§ Data provided
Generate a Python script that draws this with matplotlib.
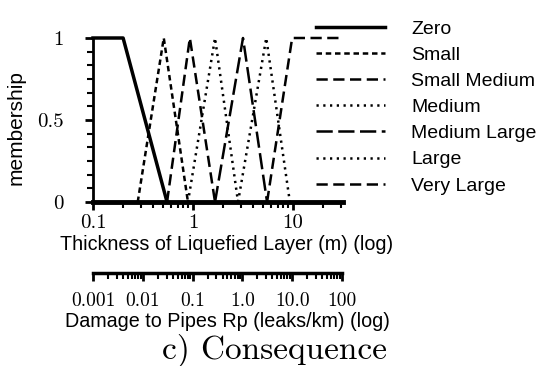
import numpy as np
import matplotlib
matplotlib.use('Agg')
import matplotlib.pyplot as plt
from matplotlib.ticker import FixedLocator, FixedFormatter, LogLocator, MultipleLocator, NullFormatter

# membership function breakpoints (thickness in m)
zero_x = [0.1, 0.2, 0.55]
zero_y = [1, 1, 0]
small_x = [0.28, 0.51, 0.89]
small_med_x = [0.55, 0.93, 1.66]
medium_x = [0.89, 1.66, 2.82]
med_large_x = [1.66, 3.16, 5.5]
large_x = [2.82, 5.4, 9.3]
very_large_x = [5.5, 9.8, 31.6]
tri_y = [0, 1, 0]
ramp_y = [0, 1, 1]

labels = ['Zero', 'Small', 'Small Medium', 'Medium', 'Medium Large', 'Large', 'Very Large']
top_ticks = [0.1, 1, 10]
top_ticklabels = ['0.1', '1', '10']
rp_ticks = [0.001, 0.01, 0.1, 1, 10, 100]
rp_ticklabels = ['0.001', '0.01', '0.1', '1.0', '10.0', '100']

serif = 'cmr10'
sans = 'Liberation Sans'

fig = plt.figure(figsize=(5.47, 3.66), dpi=100)
W, H = 547, 366

# --- main membership axes ---
ax = fig.add_axes([93 / W, 1 - 202 / H, 250 / W, 164 / H])
k = dict(color='black', clip_on=False)
ax.plot(zero_x, zero_y, lw=2.5, ls='-', label=labels[0], **k)
ax.plot(small_x, tri_y, lw=1.8, ls=(0, (2.2, 1.5)), label=labels[1], **k)
ax.plot(small_med_x, tri_y, lw=1.8, ls=(0, (4.5, 2.2)), label=labels[2], **k)
ax.plot(medium_x, tri_y, lw=1.8, ls=(0, (0.9, 1.8)), label=labels[3], **k)
ax.plot(med_large_x, tri_y, lw=1.8, ls=(0, (6.5, 2.2)), label=labels[4], **k)
ax.plot(large_x, tri_y, lw=1.8, ls=(0, (0.9, 1.8)), label=labels[5], **k)
ax.plot(very_large_x, ramp_y, lw=1.8, ls=(0, (4.5, 2.2)), label=labels[6], **k)

ax.set_xscale('log')
ax.set_xlim(0.1, 31.6)
ax.set_ylim(0, 1)
for s in ['top', 'right']:
    ax.spines[s].set_visible(False)
ax.spines['left'].set_linewidth(2)
ax.spines['bottom'].set_linewidth(3.5)

ax.xaxis.set_major_locator(FixedLocator(top_ticks))
ax.xaxis.set_major_formatter(FixedFormatter(top_ticklabels))
ax.xaxis.set_minor_locator(LogLocator(base=10, subs=np.arange(2, 10)))
ax.xaxis.set_minor_formatter(NullFormatter())
ax.set_yticks([0, 0.5, 1])
ax.set_yticklabels(['0', '0.5', '1'])
ax.yaxis.set_minor_locator(MultipleLocator(1 / 12))
ax.tick_params(axis='both', which='major', direction='out', length=6, width=2)
ax.tick_params(axis='both', which='minor', direction='out', length=4, width=1.5)
ax.tick_params(axis='x', which='major', pad=3)
ax.tick_params(axis='y', which='major', pad=15)
for t in ax.get_xticklabels() + ax.get_yticklabels():
    t.set_fontfamily(serif)
    t.set_fontsize(15)

ax.set_ylabel('membership', fontsize=15, family=sans)
ax.yaxis.set_label_coords((16 - 93) / 250, (202 - 128) / 164)
ax.yaxis.label.set_va('center')
ax.set_xlabel('Thickness of Liquefied Layer (m) (log)', fontsize=14.2, family=sans)
ax.xaxis.set_label_coords((227 - 93) / 250, (202 - 245) / 164)
ax.xaxis.label.set_va('center')

leg = ax.legend(loc='upper left', bbox_to_anchor=(316 / W, 1 - 20 / H),
                bbox_transform=fig.transFigure, frameon=False,
                prop={'family': sans, 'size': 14}, handlelength=3.55,
                handletextpad=1.35, labelspacing=0.44, borderpad=0, borderaxespad=0)

# --- second scale: damage to pipes ---
ax2 = fig.add_axes([93 / W, 1 - 273 / H, 249 / W, 0.0001])
ax2.set_xscale('log')
ax2.set_xlim(0.001, 100)
for s in ['top', 'right', 'left']:
    ax2.spines[s].set_visible(False)
ax2.spines['bottom'].set_linewidth(2.5)
ax2.set_yticks([])
ax2.xaxis.set_major_locator(FixedLocator(rp_ticks))
ax2.xaxis.set_major_formatter(FixedFormatter(rp_ticklabels))
ax2.xaxis.set_minor_locator(LogLocator(base=10, subs=np.arange(2, 10)))
ax2.xaxis.set_minor_formatter(NullFormatter())
ax2.tick_params(axis='x', which='major', direction='out', length=6, width=2, pad=8)
ax2.tick_params(axis='x', which='minor', direction='out', length=4, width=1.5)
for t in ax2.get_xticklabels():
    t.set_fontfamily(serif)
    t.set_fontsize(14)
ax2.set_xlabel('Damage to Pipes Rp (leaks/km) (log)', fontsize=14.2, family=sans)
ax2.xaxis.label.set_va('center')
ax2.xaxis.set_label_coords((227 - 93) / 249, -49 / 0.0001 / H)

fig.text(274 / W, 1 - 350 / H, 'c) Consequence', fontsize=24, family=serif,
         ha='center', va='center')

fig.savefig('out.png', dpi=100)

§ Required work
Send back the data above word for word, with the pictures left out.

§ Answer to the task
Generate a Python script that draws this with matplotlib.
import numpy as np
import matplotlib
matplotlib.use('Agg')
import matplotlib.pyplot as plt
from matplotlib.ticker import FixedLocator, FixedFormatter, LogLocator, MultipleLocator, NullFormatter

# membership function breakpoints (thickness in m)
zero_x = [0.1, 0.2, 0.55]
zero_y = [1, 1, 0]
small_x = [0.28, 0.51, 0.89]
small_med_x = [0.55, 0.93, 1.66]
medium_x = [0.89, 1.66, 2.82]
med_large_x = [1.66, 3.16, 5.5]
large_x = [2.82, 5.4, 9.3]
very_large_x = [5.5, 9.8, 31.6]
tri_y = [0, 1, 0]
ramp_y = [0, 1, 1]

labels = ['Zero', 'Small', 'Small Medium', 'Medium', 'Medium Large', 'Large', 'Very Large']
top_ticks = [0.1, 1, 10]
top_ticklabels = ['0.1', '1', '10']
rp_ticks = [0.001, 0.01, 0.1, 1, 10, 100]
rp_ticklabels = ['0.001', '0.01', '0.1', '1.0', '10.0', '100']

serif = 'cmr10'
sans = 'Liberation Sans'

fig = plt.figure(figsize=(5.47, 3.66), dpi=100)
W, H = 547, 366

# --- main membership axes ---
ax = fig.add_axes([93 / W, 1 - 202 / H, 250 / W, 164 / H])
k = dict(color='black', clip_on=False)
ax.plot(zero_x, zero_y, lw=2.5, ls='-', label=labels[0], **k)
ax.plot(small_x, tri_y, lw=1.8, ls=(0, (2.2, 1.5)), label=labels[1], **k)
ax.plot(small_med_x, tri_y, lw=1.8, ls=(0, (4.5, 2.2)), label=labels[2], **k)
ax.plot(medium_x, tri_y, lw=1.8, ls=(0, (0.9, 1.8)), label=labels[3], **k)
ax.plot(med_large_x, tri_y, lw=1.8, ls=(0, (6.5, 2.2)), label=labels[4], **k)
ax.plot(large_x, tri_y, lw=1.8, ls=(0, (0.9, 1.8)), label=labels[5], **k)
ax.plot(very_large_x, ramp_y, lw=1.8, ls=(0, (4.5, 2.2)), label=labels[6], **k)

ax.set_xscale('log')
ax.set_xlim(0.1, 31.6)
ax.set_ylim(0, 1)
for s in ['top', 'right']:
    ax.spines[s].set_visible(False)
ax.spines['left'].set_linewidth(2)
ax.spines['bottom'].set_linewidth(3.5)

ax.xaxis.set_major_locator(FixedLocator(top_ticks))
ax.xaxis.set_major_formatter(FixedFormatter(top_ticklabels))
ax.xaxis.set_minor_locator(LogLocator(base=10, subs=np.arange(2, 10)))
ax.xaxis.set_minor_formatter(NullFormatter())
ax.set_yticks([0, 0.5, 1])
ax.set_yticklabels(['0', '0.5', '1'])
ax.yaxis.set_minor_locator(MultipleLocator(1 / 12))
ax.tick_params(axis='both', which='major', direction='out', length=6, width=2)
ax.tick_params(axis='both', which='minor', direction='out', length=4, width=1.5)
ax.tick_params(axis='x', which='major', pad=3)
ax.tick_params(axis='y', which='major', pad=15)
for t in ax.get_xticklabels() + ax.get_yticklabels():
    t.set_fontfamily(serif)
    t.set_fontsize(15)

ax.set_ylabel('membership', fontsize=15, family=sans)
ax.yaxis.set_label_coords((16 - 93) / 250, (202 - 128) / 164)
ax.yaxis.label.set_va('center')
ax.set_xlabel('Thickness of Liquefied Layer (m) (log)', fontsize=14.2, family=sans)
ax.xaxis.set_label_coords((227 - 93) / 250, (202 - 245) / 164)
ax.xaxis.label.set_va('center')

leg = ax.legend(loc='upper left', bbox_to_anchor=(316 / W, 1 - 20 / H),
                bbox_transform=fig.transFigure, frameon=False,
                prop={'family': sans, 'size': 14}, handlelength=3.55,
                handletextpad=1.35, labelspacing=0.44, borderpad=0, borderaxespad=0)

# --- second scale: damage to pipes ---
ax2 = fig.add_axes([93 / W, 1 - 273 / H, 249 / W, 0.0001])
ax2.set_xscale('log')
ax2.set_xlim(0.001, 100)
for s in ['top', 'right', 'left']:
    ax2.spines[s].set_visible(False)
ax2.spines['bottom'].set_linewidth(2.5)
ax2.set_yticks([])
ax2.xaxis.set_major_locator(FixedLocator(rp_ticks))
ax2.xaxis.set_major_formatter(FixedFormatter(rp_ticklabels))
ax2.xaxis.set_minor_locator(LogLocator(base=10, subs=np.arange(2, 10)))
ax2.xaxis.set_minor_formatter(NullFormatter())
ax2.tick_params(axis='x', which='major', direction='out', length=6, width=2, pad=8)
ax2.tick_params(axis='x', which='minor', direction='out', length=4, width=1.5)
for t in ax2.get_xticklabels():
    t.set_fontfamily(serif)
    t.set_fontsize(14)
ax2.set_xlabel('Damage to Pipes Rp (leaks/km) (log)', fontsize=14.2, family=sans)
ax2.xaxis.label.set_va('center')
ax2.xaxis.set_label_coords((227 - 93) / 249, -49 / 0.0001 / H)

fig.text(274 / W, 1 - 350 / H, 'c) Consequence', fontsize=24, family=serif,
         ha='center', va='center')

fig.savefig('out.png', dpi=100)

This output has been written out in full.